### WHAT TO WORK ON
Repeat the listing exactly as given, omitting every image.

### COLLECTED DATA
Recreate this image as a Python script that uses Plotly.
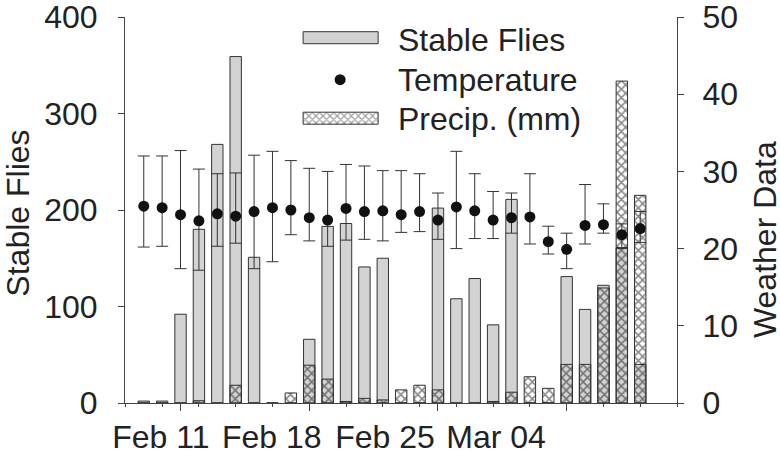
import plotly.graph_objects as go

# day index 0..27 (one bar per day)
days = list(range(28))

stable_flies = [2, 2, 92, 180, 268, 359, 151, 0, 0, 66, 183, 186, 141, 150,
                0, 0, 202, 108, 129, 81, 211, 0, 0, 131, 97, 122, 161, 40]

precip_mm = [0, 0, 0, 0.3, 0, 2.3, 0, 0, 1.3, 4.9, 3.1, 0.2, 0.6, 0.4,
             1.7, 2.3, 1.7, 0, 0, 0.2, 1.4, 3.4, 1.9, 5.0, 5.0, 14.9, 41.7, 26.9]

temperature = [25.5, 25.3, 24.4, 23.6, 24.5, 24.2, 24.8, 25.3, 25.0, 24.0,
               23.7, 25.2, 24.8, 24.9, 24.4, 24.8, 23.7, 25.4, 24.9, 23.7,
               24.0, 24.1, 20.9, 19.9, 23.0, 23.1, 21.8, 22.6]
temp_max = [32.0, 32.0, 32.7, 30.3, 29.7, 29.8, 32.1, 32.6, 31.4, 30.4,
            30.0, 30.9, 30.7, 30.1, 30.1, 29.7, 27.2, 32.6, 29.7, 27.4,
            27.2, 29.7, 22.9, 22.0, 28.3, 25.8, 23.2, 24.8]
temp_min = [20.2, 20.3, 17.4, 17.2, 20.3, 20.7, 17.4, 18.3, 21.8, 21.0,
            20.3, 21.1, 21.2, 21.0, 22.1, 22.2, 21.2, 20.0, 21.3, 21.3,
            22.0, 20.6, 19.3, 17.4, 20.6, 22.0, 20.0, 20.8]

date_labels = ["Feb 11", "Feb 18", "Feb 25", "Mar 04"]
date_label_pos = [0.93, 6.96, 13.12, 19.16]
major_ticks = [2, 9, 16, 23]

legend_labels = ["Stable Flies", "Temperature", "Precip. (mm)"]

FONT = "Liberation Sans, Arial, sans-serif"
INK = "#222222"
AX = "#444444"
GRAY = "#d3d3d3"
XR = [-1.02, 29.0]
FS = 32

W, H = 780, 460
# plot box in pixels, used to place overlay items
L, R, T, B = 125, 676.7, 17.3, 403.3


def px(x):
    return (x - L) / (R - L)


def py(y):
    return (B - y) / (B - T)


err_up = [hi - t for hi, t in zip(temp_max, temperature)]
err_dn = [t - lo for lo, t in zip(temp_min, temperature)]

fig = go.Figure()

fig.add_trace(go.Bar(x=days, y=stable_flies, width=0.62, xaxis="x", yaxis="y",
                     marker=dict(color=GRAY, line=dict(color="#333333", width=1)),
                     showlegend=False))

fig.add_trace(go.Bar(x=days, y=precip_mm, width=0.62, xaxis="x2", yaxis="y2",
                     marker=dict(color="rgba(0,0,0,0)",
                                 line=dict(color="#333333", width=1),
                                 pattern=dict(shape="x", size=6, solidity=0.45,
                                              fgcolor="#111111",
                                              bgcolor="rgba(0,0,0,0)")),
                     showlegend=False))

fig.add_trace(go.Scatter(x=days, y=temperature, mode="markers", xaxis="x2", yaxis="y2",
                         marker=dict(color="#111111", size=11),
                         error_y=dict(type="data", symmetric=False, array=err_up,
                                      arrayminus=err_dn, color="#333333",
                                      thickness=1, width=6),
                         showlegend=False))

# legend keys, drawn on a hidden pixel-scaled overlay
fig.add_trace(go.Bar(y=[38, 118.5], x=[75, 75], base=[303, 303], width=12,
                     orientation="h", xaxis="x3", yaxis="y3", showlegend=False,
                     marker=dict(color=[GRAY, "white"], line=dict(color="#333333", width=1),
                                 pattern=dict(shape=["", "x"], size=5, solidity=0.45,
                                              fgcolor="#111111"))))
fig.add_trace(go.Scatter(x=[340], y=[80], mode="markers", xaxis="x3", yaxis="y3",
                         marker=dict(color="#111111", size=11), showlegend=False))

for lab, yy in zip(legend_labels, [40, 80, 119]):
    fig.add_annotation(x=px(396), y=py(yy), xref="paper", yref="paper", text=lab,
                       showarrow=False, xanchor="left", yanchor="middle",
                       font=dict(size=FS, color=INK))

fig.add_annotation(x=px(18), y=py(213), xref="paper", yref="paper", text="Stable Flies",
                   textangle=-90, showarrow=False, xanchor="center", yanchor="middle",
                   font=dict(size=FS, color=INK))
fig.add_annotation(x=px(764), y=py(240), xref="paper", yref="paper", text="Weather Data",
                   textangle=-90, showarrow=False, xanchor="center", yanchor="middle",
                   font=dict(size=FS, color=INK))

fig.update_layout(
    width=W, height=H,
    margin=dict(l=L, r=W - R, t=T, b=H - B, autoexpand=False),
    paper_bgcolor="white", plot_bgcolor="white",
    font=dict(family=FONT, size=FS, color=INK),
    barmode="overlay",
    showlegend=False,
    xaxis=dict(range=XR, tickmode="array", tickvals=major_ticks, showticklabels=False,
               ticks="outside", ticklen=7, tickcolor=AX, showline=True, linecolor=AX,
               linewidth=1, showgrid=False, zeroline=False, automargin=False,
               minor=dict(tick0=1, dtick=2, ticks="outside", ticklen=3, tickcolor=AX)),
    xaxis2=dict(range=XR, overlaying="x", anchor="y2", side="bottom", tickmode="array",
                tickvals=date_label_pos, ticktext=date_labels, ticks="", showline=False,
                showgrid=False, zeroline=False, ticklabelstandoff=12, automargin=False,
                ticklabeloverflow="allow"),
    xaxis3=dict(range=[L, R], overlaying="x", anchor="y3", visible=False),
    yaxis=dict(range=[0, 400], dtick=100, ticks="outside", ticklen=6, tickcolor=AX,
               showline=True, linecolor=AX, linewidth=1, showgrid=False, zeroline=False,
               ticklabelstandoff=14, automargin=False, ticklabeloverflow="allow"),
    yaxis2=dict(range=[0, 50], dtick=10, overlaying="y", side="right", ticks="outside",
                ticklen=6, tickcolor=AX, showline=True, linecolor=AX, linewidth=1,
                showgrid=False, zeroline=False, ticklabelstandoff=12, automargin=False,
                ticklabeloverflow="allow"),
    yaxis3=dict(range=[B, T], overlaying="y", anchor="x3", visible=False),
)

# drop the page's default body margin so the 780x460 figure fills the window
fig.write_html("out.html", config={"displayModeBar": False},
               post_script="document.body.style.margin='0';document.body.style.overflow='hidden';")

### EXPECTED OUTPUT
Recreate this image as a Python script that uses Plotly.
import plotly.graph_objects as go

# day index 0..27 (one bar per day)
days = list(range(28))

stable_flies = [2, 2, 92, 180, 268, 359, 151, 0, 0, 66, 183, 186, 141, 150,
                0, 0, 202, 108, 129, 81, 211, 0, 0, 131, 97, 122, 161, 40]

precip_mm = [0, 0, 0, 0.3, 0, 2.3, 0, 0, 1.3, 4.9, 3.1, 0.2, 0.6, 0.4,
             1.7, 2.3, 1.7, 0, 0, 0.2, 1.4, 3.4, 1.9, 5.0, 5.0, 14.9, 41.7, 26.9]

temperature = [25.5, 25.3, 24.4, 23.6, 24.5, 24.2, 24.8, 25.3, 25.0, 24.0,
               23.7, 25.2, 24.8, 24.9, 24.4, 24.8, 23.7, 25.4, 24.9, 23.7,
               24.0, 24.1, 20.9, 19.9, 23.0, 23.1, 21.8, 22.6]
temp_max = [32.0, 32.0, 32.7, 30.3, 29.7, 29.8, 32.1, 32.6, 31.4, 30.4,
            30.0, 30.9, 30.7, 30.1, 30.1, 29.7, 27.2, 32.6, 29.7, 27.4,
            27.2, 29.7, 22.9, 22.0, 28.3, 25.8, 23.2, 24.8]
temp_min = [20.2, 20.3, 17.4, 17.2, 20.3, 20.7, 17.4, 18.3, 21.8, 21.0,
            20.3, 21.1, 21.2, 21.0, 22.1, 22.2, 21.2, 20.0, 21.3, 21.3,
            22.0, 20.6, 19.3, 17.4, 20.6, 22.0, 20.0, 20.8]

date_labels = ["Feb 11", "Feb 18", "Feb 25", "Mar 04"]
date_label_pos = [0.93, 6.96, 13.12, 19.16]
major_ticks = [2, 9, 16, 23]

legend_labels = ["Stable Flies", "Temperature", "Precip. (mm)"]

FONT = "Liberation Sans, Arial, sans-serif"
INK = "#222222"
AX = "#444444"
GRAY = "#d3d3d3"
XR = [-1.02, 29.0]
FS = 32

W, H = 780, 460
# plot box in pixels, used to place overlay items
L, R, T, B = 125, 676.7, 17.3, 403.3


def px(x):
    return (x - L) / (R - L)


def py(y):
    return (B - y) / (B - T)


err_up = [hi - t for hi, t in zip(temp_max, temperature)]
err_dn = [t - lo for lo, t in zip(temp_min, temperature)]

fig = go.Figure()

fig.add_trace(go.Bar(x=days, y=stable_flies, width=0.62, xaxis="x", yaxis="y",
                     marker=dict(color=GRAY, line=dict(color="#333333", width=1)),
                     showlegend=False))

fig.add_trace(go.Bar(x=days, y=precip_mm, width=0.62, xaxis="x2", yaxis="y2",
                     marker=dict(color="rgba(0,0,0,0)",
                                 line=dict(color="#333333", width=1),
                                 pattern=dict(shape="x", size=6, solidity=0.45,
                                              fgcolor="#111111",
                                              bgcolor="rgba(0,0,0,0)")),
                     showlegend=False))

fig.add_trace(go.Scatter(x=days, y=temperature, mode="markers", xaxis="x2", yaxis="y2",
                         marker=dict(color="#111111", size=11),
                         error_y=dict(type="data", symmetric=False, array=err_up,
                                      arrayminus=err_dn, color="#333333",
                                      thickness=1, width=6),
                         showlegend=False))

# legend keys, drawn on a hidden pixel-scaled overlay
fig.add_trace(go.Bar(y=[38, 118.5], x=[75, 75], base=[303, 303], width=12,
                     orientation="h", xaxis="x3", yaxis="y3", showlegend=False,
                     marker=dict(color=[GRAY, "white"], line=dict(color="#333333", width=1),
                                 pattern=dict(shape=["", "x"], size=5, solidity=0.45,
                                              fgcolor="#111111"))))
fig.add_trace(go.Scatter(x=[340], y=[80], mode="markers", xaxis="x3", yaxis="y3",
                         marker=dict(color="#111111", size=11), showlegend=False))

for lab, yy in zip(legend_labels, [40, 80, 119]):
    fig.add_annotation(x=px(396), y=py(yy), xref="paper", yref="paper", text=lab,
                       showarrow=False, xanchor="left", yanchor="middle",
                       font=dict(size=FS, color=INK))

fig.add_annotation(x=px(18), y=py(213), xref="paper", yref="paper", text="Stable Flies",
                   textangle=-90, showarrow=False, xanchor="center", yanchor="middle",
                   font=dict(size=FS, color=INK))
fig.add_annotation(x=px(764), y=py(240), xref="paper", yref="paper", text="Weather Data",
                   textangle=-90, showarrow=False, xanchor="center", yanchor="middle",
                   font=dict(size=FS, color=INK))

fig.update_layout(
    width=W, height=H,
    margin=dict(l=L, r=W - R, t=T, b=H - B, autoexpand=False),
    paper_bgcolor="white", plot_bgcolor="white",
    font=dict(family=FONT, size=FS, color=INK),
    barmode="overlay",
    showlegend=False,
    xaxis=dict(range=XR, tickmode="array", tickvals=major_ticks, showticklabels=False,
               ticks="outside", ticklen=7, tickcolor=AX, showline=True, linecolor=AX,
               linewidth=1, showgrid=False, zeroline=False, automargin=False,
               minor=dict(tick0=1, dtick=2, ticks="outside", ticklen=3, tickcolor=AX)),
    xaxis2=dict(range=XR, overlaying="x", anchor="y2", side="bottom", tickmode="array",
                tickvals=date_label_pos, ticktext=date_labels, ticks="", showline=False,
                showgrid=False, zeroline=False, ticklabelstandoff=12, automargin=False,
                ticklabeloverflow="allow"),
    xaxis3=dict(range=[L, R], overlaying="x", anchor="y3", visible=False),
    yaxis=dict(range=[0, 400], dtick=100, ticks="outside", ticklen=6, tickcolor=AX,
               showline=True, linecolor=AX, linewidth=1, showgrid=False, zeroline=False,
               ticklabelstandoff=14, automargin=False, ticklabeloverflow="allow"),
    yaxis2=dict(range=[0, 50], dtick=10, overlaying="y", side="right", ticks="outside",
                ticklen=6, tickcolor=AX, showline=True, linecolor=AX, linewidth=1,
                showgrid=False, zeroline=False, ticklabelstandoff=12, automargin=False,
                ticklabeloverflow="allow"),
    yaxis3=dict(range=[B, T], overlaying="y", anchor="x3", visible=False),
)

# drop the page's default body margin so the 780x460 figure fills the window
fig.write_html("out.html", config={"displayModeBar": False},
               post_script="document.body.style.margin='0';document.body.style.overflow='hidden';")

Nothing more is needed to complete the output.